Il calcolo delle debolezze altrui

27 Dic 2010

Evitare le urne, questa è l’unica certezza. Per il resto, in attesa della pronuncia della Consulta sul legittimo impedimento, Berlusconi è pronto a tuffarsi nel mercatino di gennaio: deve ancora raggiungere quota 325. Il resto è vaniloquio contro i giudici, soprattutto.

Finite le vacanze di Natale, si aprono le vendite promozionali. E Berlusconi è pronto a tuffarsi nel mercatino di gennaio. Anche nella pausa festiva ha continuato a pensare alla campagna acquisti. Tre voti di scarto, la maggioranza di 314, non gli bastano. Deve continuare a “comprare”. Ma la fatidica quota 325 non è stata ancora raggiunta. Malgrado tutti i proclami, la trattativa sembra in salita. C’è una data verso la quale convergono gli affanni del governo: l’11 gennaio, quando la Corte costituzionale si pronuncerà sul “legittimo impedimento”. Non è un evento indifferente per la vita dell’esecutivo. Potrebbe costituire il vero snodo, intrecciandosi il destino politico del Cavaliere con il suo destino processuale. Conseguenza difficile da evitare dato che la fuga dalle responsabilità penali è sfociata per Berlusconi nel suo ingresso in politica. Chi frequenta la reggia di Arcore confida in una esito favorevole. Ma, nel frattempo, il premier ha ripreso ad attaccare i giudici con frasi roboanti e offensive. E minaccia di contestare la decisione della Consulta qualora gli venisse sottratto lo scudo del “legittimo impedimento”.

Abbiamo ascoltato, in questi giorni, il vaniloquio imbarazzante del presidente del Consiglio. Che alterna il vittimismo al delirio di onnipotenza.
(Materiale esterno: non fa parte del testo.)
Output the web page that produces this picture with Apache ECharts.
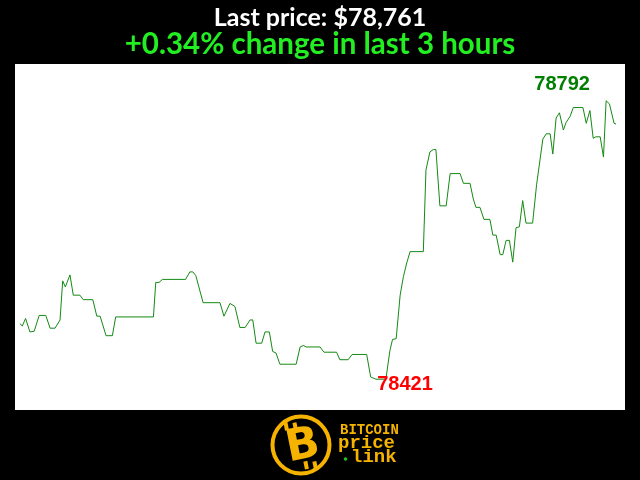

Si presenta come l’uomo “più perseguitato” dalla magistratura e, al tempo stesso, si proclama sicuro del suo futuro. “Abbiamo la certezza di poter continuare a governare per i prossimi due anni”, continua a ripetere con estenuante verbosità. Ma l’esecutivo ha un orizzonte corto, a meno che non sopraggiungano inattese novità. Passare da tre voti in più a otto o dieci non cambia le cose. Berlusconi avrebbe bisogno di rafforzare quantitativamente e politicamente la sua maggioranza attraverso un accordo con Casini. È impensabile, però, che il leader centrista si appiattisca sui desideri del Cavaliere. Malgrado il pressing delle gerarchie cattoliche che, con i loro interventi, stanno trasformando la Chiesa in un anomalo attore politico.

Quello che oggi appare chiaro è la gran voglia di Berlusconi di evitare le urne. Le elezioni anticipate sono considerate un rischio troppo grosso. Il risultato potrebbe essere lontano dai desideri: senza una vittoria in entrambi i rami del Parlamento, il portone di Palazzo Chigi resterebbe definitivamente sbarrato per il Cavaliere. Ma non è solo il Pdl a temere le urne. La prospettiva preoccupa anche l’opposizione. Casini ha bisogno di tempo perché il terzo polo è un’alleanza ancora incerta così come è incerta l’evoluzione dei suoi rapporti con Fini. E di tempo ha bisogno il Pd, ancora indeciso sulle alleanze, per non parlare di un’identità programmatica tutta da definire. Lo stesso Di Pietro non preme più sull’acceleratore, ora che l’Idv è nella bufera per il “tradimento” di due suoi deputati. Solo Bossi non teme le urne, e mette fretta a Berlusconi perché si arrivi a un “chiarimento”. Quanto più è incerta la la situazione politica tanto più si rafforza il Carroccio. Ma anche la Lega deve usare qualche prudenza se vuole ottenere prima l’approvazione degli ultimi decreti attuativi sul federalismo. E Calderoli, rivolto all’opposizione, soprattutto al Pd, fa questa mossa: dite “sì” al federalismo e noi apriremo sulla riforma della legge elettorale.

Questo è il panorama, in cui tutto stagna. Si fa il calcolo delle debolezze altrui più che delle proprie forze. In attesa di qualcosa di nuovo e diverso. Che non arriva.